Jeffrey LewisRussian Subs Just Don't Patrol Like They Used To

Hans Kristensen has pieced together a history of Russian nuclear submarine patrols over 1981-2004:

The Russian nuclear submarine force is far less active than during the Cold War. Since 1984, according to information obtained from the U.S. Navy, the annual number of extended patrols performed by strategic nuclear submarines and nuclear-powered attack submarines has dropped from more than 230 in 1984 to less than 10 today.

Hans also finds that Russian nuclear submarines now patrol much closer to Russia than they did in the late 1980s.

Pavel Podvig recently updated the order of battle for the Russian strategic fleet on his blog.

Eugene Miasnikov at the Center for Arms Control, Energy and Environmental Studies at MIPT has been calling for the USN to stop tailing Russian submarines on patrol, fearing an accident.

Of course, if the Russians essentially stop patrolling, that works too.

I am a heretic—for an arms controller—on the virtues of the submarine-based deterrent. I prefer land-based ICBMs, kept off alert.

You know, like the Chinese do it.


  1. JLo (History)

    “I am a heretic—for an arms controller—on the virtues of the submarine-based deterrent. I prefer land-based ICBMs, kept off alert.”

    I don’t know if you’ve fully explained this position here-and it may be too pedantic for the non-wonkish types among us-but I’d appreciate a post on why this makes sense.

    [The short answer is, did you see Crimson Tide? ACW]

  2. JLo (History)

    Is there a middle ground between ACW and Ridley Scott?

  3. dylan (History)

    Could you please cite the source for the claim that PRC missiles (ICBM and MRBM) are unfueled and with their warheads in storage? The assertion is made several times in your article, and again here, but without footnotes.

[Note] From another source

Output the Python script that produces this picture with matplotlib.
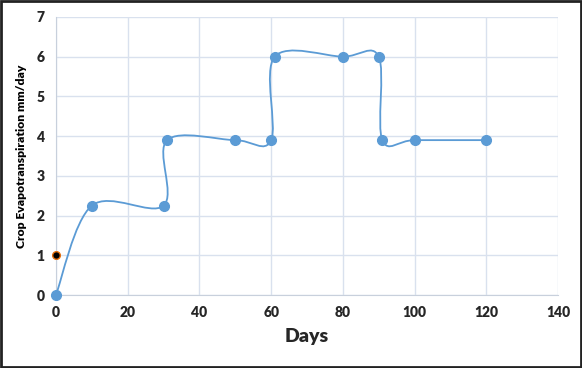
import matplotlib
matplotlib.use('Agg')
import matplotlib.pyplot as plt
from matplotlib.path import Path
from matplotlib.patches import PathPatch, Rectangle

days = [0, 10, 30, 31, 50, 60, 61, 80, 90, 91, 100, 120]
etc = [0, 2.25, 2.25, 3.9, 3.9, 3.9, 6, 6, 6, 3.9, 3.9, 3.9]
extra_day = [0]
extra_etc = [1]
x_ticks = [0, 20, 40, 60, 80, 100, 120, 140]
y_ticks = [0, 1, 2, 3, 4, 5, 6, 7]

line_col = '#5b9bd5'
grid_col = '#d9e1ee'
text_col = '#262626'

plt.rcParams['font.family'] = ['Lato', 'DejaVu Sans']

fig = plt.figure(figsize=(5.82, 3.68), dpi=100)
ax = fig.add_axes([0.096, 0.198, 0.863, 0.756])

# smoothed line like excel (catmull-rom as bezier)
verts = [(days[0], etc[0])]
codes = [Path.MOVETO]
n = len(days)
for i in range(n - 1):
    p0 = (days[max(i - 1, 0)], etc[max(i - 1, 0)])
    p1 = (days[i], etc[i])
    p2 = (days[i + 1], etc[i + 1])
    p3 = (days[min(i + 2, n - 1)], etc[min(i + 2, n - 1)])
    c1 = (p1[0] + (p2[0] - p0[0]) / 6, p1[1] + (p2[1] - p0[1]) / 6)
    c2 = (p2[0] - (p3[0] - p1[0]) / 6, p2[1] - (p3[1] - p1[1]) / 6)
    verts += [c1, c2, p2]
    codes += [Path.CURVE4] * 3
ax.add_patch(PathPatch(Path(verts, codes), facecolor='none', edgecolor=line_col, lw=1.3, zorder=3))
ax.plot(days, etc, 'o', color=line_col, ms=7, zorder=4, clip_on=False)
ax.plot(extra_day, extra_etc, 'o', color='black', mec='#e36c09', mew=1, ms=5.5, zorder=5, clip_on=False)

ax.set_xlim(0, 140)
ax.set_ylim(0, 7)
ax.set_xticks(x_ticks)
ax.set_yticks(y_ticks)
ax.grid(True, color=grid_col, lw=1)
ax.set_axisbelow(True)
for s in ['top', 'right']:
    ax.spines[s].set_visible(False)
for s in ['left', 'bottom']:
    ax.spines[s].set_color('#c8d0dc')
ax.tick_params(length=0, pad=8, labelsize=10, labelcolor=text_col)
for lab in ax.get_xticklabels() + ax.get_yticklabels():
    lab.set_fontweight('heavy')
ax.set_xlabel('Days', fontsize=14, fontweight='heavy', color=text_col, labelpad=6)
ax.set_ylabel('Crop Evapotranspiration mm/day', fontsize=8.7, fontweight='heavy', color='black', labelpad=7)

fig.patches.append(Rectangle((0.002, 0.003), 0.996, 0.994, transform=fig.transFigure,
                             fill=False, edgecolor='#222222', lw=2))
fig.savefig('out.png', dpi=100)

  4. Jeffrey Lewis (History)

    I cited it in this blog post and my dissertation.

    The source is National Intelligence Officer for Strategic and Nuclear Programs Robert D. Walpole, speaking before the Carnegie Endowment in September 1998:

    Our report further noted that we judge that an unauthorized or accidental launch of a Russian or Chinese strategic missile is highly unlikely, as long as current security procedures and systems are in place. Russia employs an extensive array of technical and procedural safeguards and China keeps its missiles unfueled and without warheads mated.

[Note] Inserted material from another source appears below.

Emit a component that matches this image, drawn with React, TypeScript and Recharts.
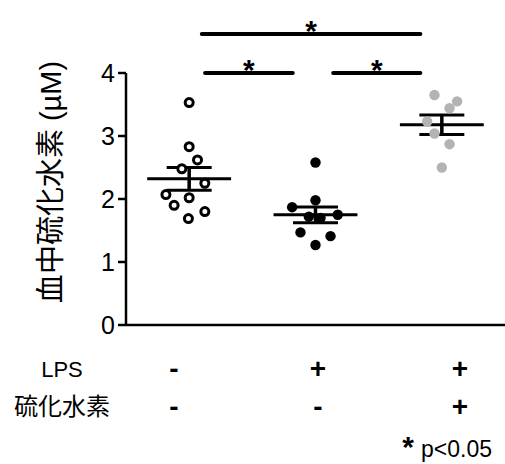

    Walpole repeated the claim in Congressional testimony in December 1998 (see S. HRG. 106–339, Ballistic Missiles: Threat and Response).

    Don Rumsfeld and other Rumsfeld Commission members hae made the same claim. In 1999, Rumsfeld said “my understanding is that the Chinese nuclear ballistic missiles … have their warheads stored separately from the ballistic missiles. … But they are not on an alert basis, if you will. They’re not on a trigger basis.” Garwin said the same.

  5. dylan (History)

    So in fact your point is that back in 1998 (maybe 1999 unless the speakers then were going off the 1998 reporting) the IC thought they were stored separately. Seems they were talking about ICBMs, what is the source for your point that MRBMs (i.e. DF-21s) are also stored away from the launchers?

  6. jay denari (History)

    Hi, Jeffrey & all,

    Very interesting blog; I write one on similar subjects, so it’s good to see a different source to bounce ideas off.

    I think I understand your “Crimson Tide” reference—meaning, a rogue commander and/or one unable to receive orders that countermand a mistaken attack order could start WW3. That’s possible, but if everyone’s aware of the subs, we can do away with the land-based missiles and thereby reduce the number of targets = reduce the number of potential deaths on both sides AND the number of warheads overall. Having subs is a better deterrent to a sneaky first strike.

    Of course, we should be aiming for elimination of SLBMs and ICBMs. Personally, I’d love to be able to do so and never have them again, but that’s not practical, so maintaining just a couple of subs is the next best thing, since it doesn’t take many of them to do crippling damage.